Given instruction: Take the material below and retype it in full; pictures are left out.
━━━━
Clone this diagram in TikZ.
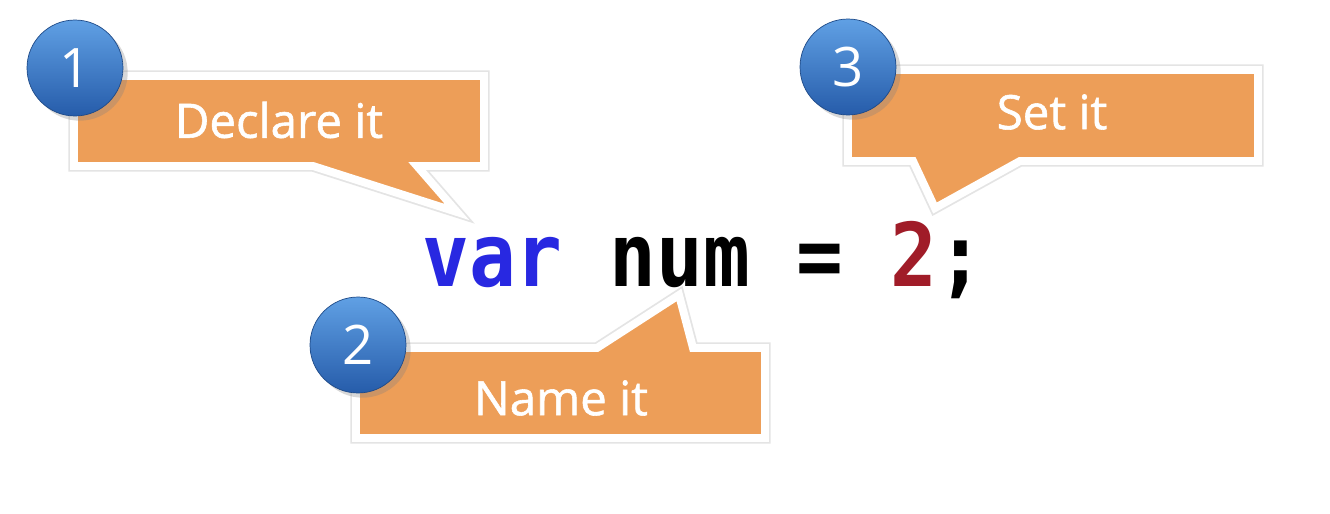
\documentclass[tikz,border=0pt]{standalone}
\usepackage{fontspec}
\setmainfont{Open Sans}
\newfontfamily\codefont[FakeStretch=0.885]{DejaVu Sans Mono}
\newfontfamily\calloutfont[FakeBold=1.2]{Open Sans}
\usetikzlibrary{shadows}
\definecolor{calloutfill}{RGB}{237,158,88}
\definecolor{badgetop}{RGB}{96,160,228}
\definecolor{badgebottom}{RGB}{38,92,170}
\definecolor{keyword}{RGB}{40,40,225}
\definecolor{literal}{RGB}{160,28,40}

\begin{document}
\begin{tikzpicture}[x=0.02cm,y=-0.02cm,
  calloutbox/.style={preaction={draw=black!30,line width=6.5pt,line join=miter,opacity=0.35},
    fill=calloutfill,draw=white,line width=4.5pt,line join=miter},
  badge/.style={circle,minimum size=1.92cm,inner sep=0pt,top color=badgetop,bottom color=badgebottom,
    draw=badgebottom!80!black,line width=0.4pt,text=white,font=\fontsize{31}{31}\selectfont,
    drop shadow={opacity=0.3}},
  callouttext/.style={text=white,font=\calloutfont\fontsize{27}{27}\selectfont}]

% Canvas
\fill[white] (0,0) rectangle (1330,514);
\useasboundingbox (0,0) rectangle (1330,514);

% Callout shapes
\path[calloutbox] (74,76) -- (484,76) -- (484,166) -- (417,166) -- (457,212) -- (313,166) -- (74,166) -- cycle;
\path[calloutbox] (356,348) -- (597,348) -- (679,295) -- (693,348) -- (765,348) -- (765,438) -- (356,438) -- cycle;
\path[calloutbox] (848,70) -- (1258,70) -- (1258,161) -- (1020,161) -- (935,208) -- (913,161) -- (848,161) -- cycle;

% Callout texts
\node[callouttext] (declare) at (279,120) {Declare it};
\node[callouttext] (name) at (561,398) {Name it};
\node[callouttext] (set) at (1052,112) {Set it};

% Step badges
\node[badge] (step1) at (75,68) {1};
\node[badge] (step2) at (358,345) {2};
\node[badge] (step3) at (848,67) {3};

% Code line
\node[anchor=base west,inner sep=0pt,font=\codefont\bfseries\fontsize{50}{50}\selectfont] (code) at (422,286)
  {\textcolor{keyword}{var} num = \textcolor{literal}{2};};

\end{tikzpicture}
\end{document}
━━━━
Reply to the task:
Clone this diagram in TikZ.
\documentclass[tikz,border=0pt]{standalone}
\usepackage{fontspec}
\setmainfont{Open Sans}
\newfontfamily\codefont[FakeStretch=0.885]{DejaVu Sans Mono}
\newfontfamily\calloutfont[FakeBold=1.2]{Open Sans}
\usetikzlibrary{shadows}
\definecolor{calloutfill}{RGB}{237,158,88}
\definecolor{badgetop}{RGB}{96,160,228}
\definecolor{badgebottom}{RGB}{38,92,170}
\definecolor{keyword}{RGB}{40,40,225}
\definecolor{literal}{RGB}{160,28,40}

\begin{document}
\begin{tikzpicture}[x=0.02cm,y=-0.02cm,
  calloutbox/.style={preaction={draw=black!30,line width=6.5pt,line join=miter,opacity=0.35},
    fill=calloutfill,draw=white,line width=4.5pt,line join=miter},
  badge/.style={circle,minimum size=1.92cm,inner sep=0pt,top color=badgetop,bottom color=badgebottom,
    draw=badgebottom!80!black,line width=0.4pt,text=white,font=\fontsize{31}{31}\selectfont,
    drop shadow={opacity=0.3}},
  callouttext/.style={text=white,font=\calloutfont\fontsize{27}{27}\selectfont}]

% Canvas
\fill[white] (0,0) rectangle (1330,514);
\useasboundingbox (0,0) rectangle (1330,514);

% Callout shapes
\path[calloutbox] (74,76) -- (484,76) -- (484,166) -- (417,166) -- (457,212) -- (313,166) -- (74,166) -- cycle;
\path[calloutbox] (356,348) -- (597,348) -- (679,295) -- (693,348) -- (765,348) -- (765,438) -- (356,438) -- cycle;
\path[calloutbox] (848,70) -- (1258,70) -- (1258,161) -- (1020,161) -- (935,208) -- (913,161) -- (848,161) -- cycle;

% Callout texts
\node[callouttext] (declare) at (279,120) {Declare it};
\node[callouttext] (name) at (561,398) {Name it};
\node[callouttext] (set) at (1052,112) {Set it};

% Step badges
\node[badge] (step1) at (75,68) {1};
\node[badge] (step2) at (358,345) {2};
\node[badge] (step3) at (848,67) {3};

% Code line
\node[anchor=base west,inner sep=0pt,font=\codefont\bfseries\fontsize{50}{50}\selectfont] (code) at (422,286)
  {\textcolor{keyword}{var} num = \textcolor{literal}{2};};

\end{tikzpicture}
\end{document}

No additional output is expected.